(Source code of charts)
---

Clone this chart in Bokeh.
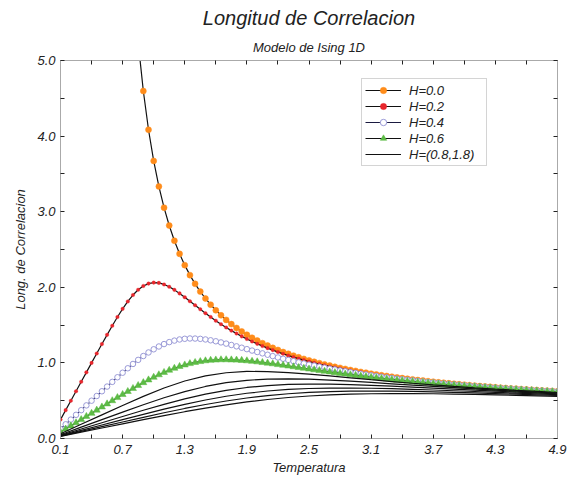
from bokeh.plotting import figure
from bokeh.models import FixedTicker, LinearAxis, Legend, LegendItem, Title, PrintfTickFormatter
from bokeh.embed import file_html
from bokeh.resources import INLINE

# ---------------- data ----------------
T_mark = [0.10, 0.15, 0.20, 0.25, 0.30, 0.35, 0.40, 0.45, 0.50, 0.55,
          0.60, 0.65, 0.70, 0.75, 0.80, 0.85, 0.90, 0.95, 1.00, 1.05,
          1.10, 1.15, 1.20, 1.25, 1.30, 1.35, 1.40, 1.45, 1.50, 1.55,
          1.60, 1.65, 1.70, 1.75, 1.80, 1.85, 1.90, 1.95, 2.00, 2.05,
          2.10, 2.15, 2.20, 2.25, 2.30, 2.35, 2.40, 2.45, 2.50, 2.55,
          2.60, 2.65, 2.70, 2.75, 2.80, 2.85, 2.90, 2.95, 3.00, 3.05,
          3.10, 3.15, 3.20, 3.25, 3.30, 3.35, 3.40, 3.45, 3.50, 3.55,
          3.60, 3.65, 3.70, 3.75, 3.80, 3.85, 3.90, 3.95, 4.00, 4.05,
          4.10, 4.15, 4.20, 4.25, 4.30, 4.35, 4.40, 4.45, 4.50, 4.55,
          4.60, 4.65, 4.70, 4.75, 4.80, 4.85, 4.90]

T_h00 = T_mark[15:]  # H=0 curve, from T=0.85 (it leaves the top of the chart)
xi_h00 = [5.242, 4.596, 4.084, 3.672, 3.334, 3.053, 2.817, 2.616, 2.443, 2.293,
          2.161, 2.046, 1.943, 1.852, 1.770, 1.696, 1.630, 1.569, 1.513, 1.462,
          1.416, 1.372, 1.332, 1.295, 1.261, 1.229, 1.199, 1.171, 1.144, 1.120,
          1.096, 1.074, 1.053, 1.033, 1.015, 0.997, 0.980, 0.964, 0.948, 0.934,
          0.920, 0.906, 0.894, 0.881, 0.870, 0.858, 0.847, 0.837, 0.827, 0.817,
          0.808, 0.799, 0.790, 0.782, 0.773, 0.766, 0.758, 0.751, 0.743, 0.737,
          0.730, 0.723, 0.717, 0.711, 0.705, 0.699, 0.693, 0.688, 0.683, 0.677,
          0.672, 0.667, 0.662, 0.658, 0.653, 0.649, 0.644, 0.640, 0.636, 0.632,
          0.628, 0.624]

xi_h02 = [0.250, 0.375, 0.500, 0.625, 0.750, 0.875, 1.000, 1.125, 1.249, 1.371,
          1.491, 1.607, 1.715, 1.813, 1.898, 1.967, 2.018, 2.049, 2.062, 2.058,
          2.038, 2.007, 1.966, 1.919, 1.868, 1.815, 1.762, 1.709, 1.657, 1.607,
          1.558, 1.512, 1.469, 1.427, 1.388, 1.351, 1.316, 1.283, 1.252, 1.223,
          1.195, 1.169, 1.144, 1.120, 1.098, 1.076, 1.056, 1.037, 1.019, 1.001,
          0.984, 0.968, 0.953, 0.939, 0.925, 0.911, 0.899, 0.886, 0.875, 0.863,
          0.852, 0.842, 0.832, 0.822, 0.813, 0.804, 0.795, 0.786, 0.778, 0.770,
          0.762, 0.755, 0.748, 0.741, 0.734, 0.727, 0.721, 0.715, 0.709, 0.703,
          0.697, 0.692, 0.686, 0.681, 0.676, 0.671, 0.666, 0.661, 0.656, 0.652,
          0.647, 0.643, 0.639, 0.635, 0.631, 0.627, 0.623]

xi_h04 = [0.125, 0.188, 0.250, 0.313, 0.375, 0.438, 0.500, 0.562, 0.625, 0.687,
          0.749, 0.810, 0.870, 0.929, 0.986, 1.040, 1.091, 1.138, 1.180, 1.217,
          1.249, 1.275, 1.295, 1.310, 1.319, 1.323, 1.322, 1.318, 1.310, 1.299,
          1.286, 1.271, 1.255, 1.237, 1.219, 1.201, 1.182, 1.163, 1.144, 1.126,
          1.108, 1.090, 1.072, 1.055, 1.039, 1.023, 1.007, 0.992, 0.977, 0.964,
          0.950, 0.937, 0.924, 0.912, 0.899, 0.888, 0.877, 0.866, 0.856, 0.846,
          0.836, 0.826, 0.817, 0.808, 0.800, 0.791, 0.783, 0.776, 0.768, 0.761,
          0.753, 0.746, 0.740, 0.733, 0.727, 0.720, 0.714, 0.708, 0.703, 0.697,
          0.692, 0.686, 0.681, 0.676, 0.671, 0.666, 0.662, 0.657, 0.653, 0.648,
          0.644, 0.640, 0.636, 0.632, 0.628, 0.624, 0.620]

xi_h06 = [0.083, 0.125, 0.167, 0.208, 0.250, 0.292, 0.333, 0.375, 0.417, 0.458,
          0.500, 0.541, 0.582, 0.622, 0.662, 0.701, 0.739, 0.775, 0.810, 0.843,
          0.874, 0.903, 0.929, 0.953, 0.973, 0.991, 1.006, 1.018, 1.028, 1.035,
          1.039, 1.042, 1.042, 1.040, 1.037, 1.033, 1.028, 1.021, 1.014, 1.005,
          0.997, 0.988, 0.978, 0.969, 0.959, 0.949, 0.939, 0.929, 0.919, 0.909,
          0.899, 0.890, 0.880, 0.871, 0.861, 0.853, 0.844, 0.835, 0.826, 0.818,
          0.810, 0.802, 0.794, 0.787, 0.779, 0.772, 0.765, 0.758, 0.752, 0.745,
          0.739, 0.733, 0.726, 0.721, 0.715, 0.709, 0.704, 0.698, 0.693, 0.688,
          0.683, 0.678, 0.673, 0.668, 0.664, 0.659, 0.655, 0.650, 0.646, 0.642,
          0.638, 0.634, 0.630, 0.626, 0.622, 0.619, 0.615]

T_line = [0.1, 0.3, 0.5, 0.7, 0.9, 1.1, 1.3, 1.5, 1.7, 1.9, 2.1, 2.3, 2.5,
          2.7, 2.9, 3.1, 3.3, 3.5, 3.7, 3.9, 4.1, 4.3, 4.5, 4.7, 4.9]
xi_h08 = [0.0625, 0.1875, 0.3125, 0.4367, 0.5573, 0.6680, 0.7606, 0.8287, 0.8699, 0.8871,
          0.8859, 0.8726, 0.8521, 0.8280, 0.8028, 0.7777, 0.7535, 0.7306, 0.7091, 0.6891,
          0.6706, 0.6534, 0.6374, 0.6226, 0.6088]
xi_h10 = [0.0500, 0.1500, 0.2500, 0.3496, 0.4471, 0.5391, 0.6210, 0.6883, 0.7380, 0.7700,
          0.7862, 0.7898, 0.7844, 0.7731, 0.7582, 0.7413, 0.7236, 0.7059, 0.6886, 0.6719,
          0.6560, 0.6410, 0.6268, 0.6134, 0.6008]
xi_h12 = [0.0417, 0.1250, 0.2083, 0.2914, 0.3731, 0.4514, 0.5235, 0.5861, 0.6370, 0.6750,
          0.7005, 0.7148, 0.7202, 0.7188, 0.7126, 0.7031, 0.6916, 0.6790, 0.6658, 0.6526,
          0.6395, 0.6268, 0.6145, 0.6027, 0.5915]
xi_h14 = [0.0357, 0.1071, 0.1786, 0.2498, 0.3201, 0.3881, 0.4519, 0.5093, 0.5585, 0.5982,
          0.6282, 0.6489, 0.6615, 0.6674, 0.6681, 0.6648, 0.6587, 0.6508, 0.6416, 0.6317,
          0.6215, 0.6111, 0.6008, 0.5908, 0.5810]
xi_h16 = [0.0313, 0.0938, 0.1563, 0.2186, 0.2803, 0.3403, 0.3973, 0.4497, 0.4962, 0.5356,
          0.5674, 0.5917, 0.6089, 0.6199, 0.6258, 0.6276, 0.6261, 0.6223, 0.6168, 0.6100,
          0.6025, 0.5945, 0.5862, 0.5779, 0.5695]
xi_h18 = [0.0278, 0.0833, 0.1389, 0.1943, 0.2492, 0.3029, 0.3543, 0.4023, 0.4458, 0.4840,
          0.5161, 0.5422, 0.5622, 0.5768, 0.5865, 0.5921, 0.5944, 0.5941, 0.5918, 0.5879,
          0.5829, 0.5772, 0.5708, 0.5642, 0.5574]

x_major = [0.1, 0.7, 1.3, 1.9, 2.5, 3.1, 3.7, 4.3, 4.9]
x_minor = [0.4, 1.0, 1.6, 2.2, 2.8, 3.4, 4.0, 4.6]
y_major = [0, 1, 2, 3, 4, 5]
y_minor = [0.5, 1.5, 2.5, 3.5, 4.5]

legend_labels = ["H=0.0", "H=0.2", "H=0.4", "H=0.6", "H=(0.8,1.8)"]

# ---------------- styling ----------------
FONT = "Liberation Sans"
TXT = "#222222"
AXIS_LINE = "#aaaaaa"

p = figure(width=567, height=481, x_range=(0.1, 4.9), y_range=(0, 5),
           output_backend="svg", toolbar_location=None, title=None,
           min_border_left=60, min_border_right=10, min_border_top=59, min_border_bottom=43)
p.xgrid.visible = False
p.ygrid.visible = False
p.outline_line_color = None
p.background_fill_color = "white"
p.border_fill_color = "white"


def style_axis(ax, ticks, minor, show_labels=True):
    if show_labels:
        ax.ticker = FixedTicker(ticks=ticks, minor_ticks=minor)
    else:
        # tick marks only (as minor ticks), no labels
        ax.ticker = FixedTicker(ticks=[], minor_ticks=sorted(ticks + minor))
    ax.formatter = PrintfTickFormatter(format="%.1f")
    ax.axis_line_color = AXIS_LINE
    ax.axis_line_width = 1
    ax.major_tick_line_color = TXT
    ax.minor_tick_line_color = TXT
    ax.major_tick_in = 4
    ax.major_tick_out = 0
    ax.minor_tick_in = 4
    ax.minor_tick_out = 0
    ax.major_label_text_font = FONT
    ax.major_label_text_font_style = "italic"
    ax.major_label_text_color = TXT
    ax.major_label_text_font_size = "13px"
    ax.major_label_standoff = 5


style_axis(p.xaxis[0], x_major, x_minor)
style_axis(p.yaxis[0], y_major, y_minor)
p.xaxis[0].major_label_standoff = 6
p.xaxis[0].axis_label = "Temperatura"
p.yaxis[0].axis_label = "Long. de Correlacion"
for ax in (p.xaxis[0], p.yaxis[0]):
    ax.axis_label_text_font = FONT
    ax.axis_label_text_font_style = "italic"
    ax.axis_label_text_font_size = "13px"
    ax.axis_label_text_color = TXT
p.xaxis[0].axis_label_standoff = 3
p.yaxis[0].axis_label_standoff = 6

top_ax = LinearAxis()
style_axis(top_ax, x_major, x_minor, show_labels=False)
p.add_layout(top_ax, "above")
right_ax = LinearAxis()
style_axis(right_ax, y_major, y_minor, show_labels=False)
p.add_layout(right_ax, "right")

p.add_layout(Title(text="Modelo de Ising 1D", align="center", text_font=FONT,
                   text_font_size="13px", text_font_style="italic",
                   text_color=TXT, standoff=11), "above")
p.add_layout(Title(text="Longitud de Correlacion", align="center", text_font=FONT,
                   text_font_size="20px", text_font_style="italic",
                   text_color=TXT, standoff=8), "above")

LINE_C = "#111111"
LW = 1.2

# H = 0.0
l0 = p.line(T_h00, xi_h00, line_color=LINE_C, line_width=LW)
m0 = p.scatter(T_h00, xi_h00, marker="circle", size=6, fill_color="#ff8c1a",
               line_color="#ff8c1a", line_width=0.5)
# H = 0.2
l1 = p.line(T_mark, xi_h02, line_color=LINE_C, line_width=LW)
m1 = p.scatter(T_mark, xi_h02, marker="circle", size=3.6, fill_color="#e8262c",
               line_color="#e8262c", line_width=0.3)
# H = 0.4
l2 = p.line(T_mark, xi_h04, line_color="#1a1a40", line_width=LW)
m2 = p.scatter(T_mark, xi_h04, marker="circle", size=5.5, fill_color="white",
               line_color="#9a9ad8", line_width=1)
# H = 0.6
l3 = p.line(T_mark, xi_h06, line_color=LINE_C, line_width=LW)
m3 = p.scatter(T_mark, xi_h06, marker="triangle", size=7, fill_color="#5cbb45",
               line_color="#5cbb45", line_width=0.5)
# H = 0.8 ... 1.8
black = []
for ys in (xi_h08, xi_h10, xi_h12, xi_h14, xi_h16, xi_h18):
    black.append(p.line(T_line, ys, line_color=LINE_C, line_width=LW))

legend = Legend(items=[
    LegendItem(label=legend_labels[0], renderers=[l0, m0]),
    LegendItem(label=legend_labels[1], renderers=[l1, m1]),
    LegendItem(label=legend_labels[2], renderers=[l2, m2]),
    LegendItem(label=legend_labels[3], renderers=[l3, m3]),
    LegendItem(label=legend_labels[4], renderers=[black[0]]),
], location=(301, 272))
legend.label_text_font = FONT
legend.label_text_font_style = "italic"
legend.label_text_font_size = "13px"
legend.label_text_color = TXT
legend.glyph_width = 36
legend.glyph_height = 16
legend.label_height = 16
legend.label_width = 74
legend.label_standoff = 8
legend.spacing = 0
legend.padding = 3
legend.margin = 0
legend.border_line_color = "#aaaaaa"
legend.border_line_width = 1
legend.background_fill_color = "white"
legend.background_fill_alpha = 1
p.add_layout(legend)

open("out.html", "w").write(file_html(p, INLINE))
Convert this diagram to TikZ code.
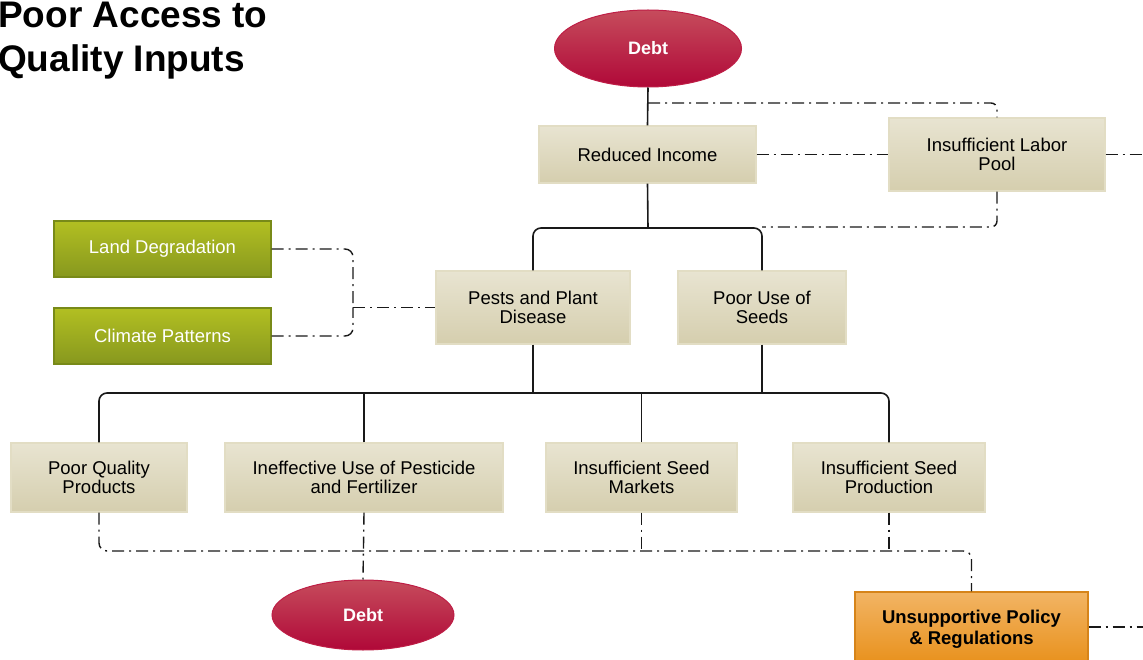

---

Aim
Without the pictures, repeat the entries above line by line, from the first through the one that contains "from bokeh.resources import INLINE", both ends included.

Solution to the exercise
Clone this chart in Bokeh.
from bokeh.plotting import figure
from bokeh.models import FixedTicker, LinearAxis, Legend, LegendItem, Title, PrintfTickFormatter
from bokeh.embed import file_html
from bokeh.resources import INLINE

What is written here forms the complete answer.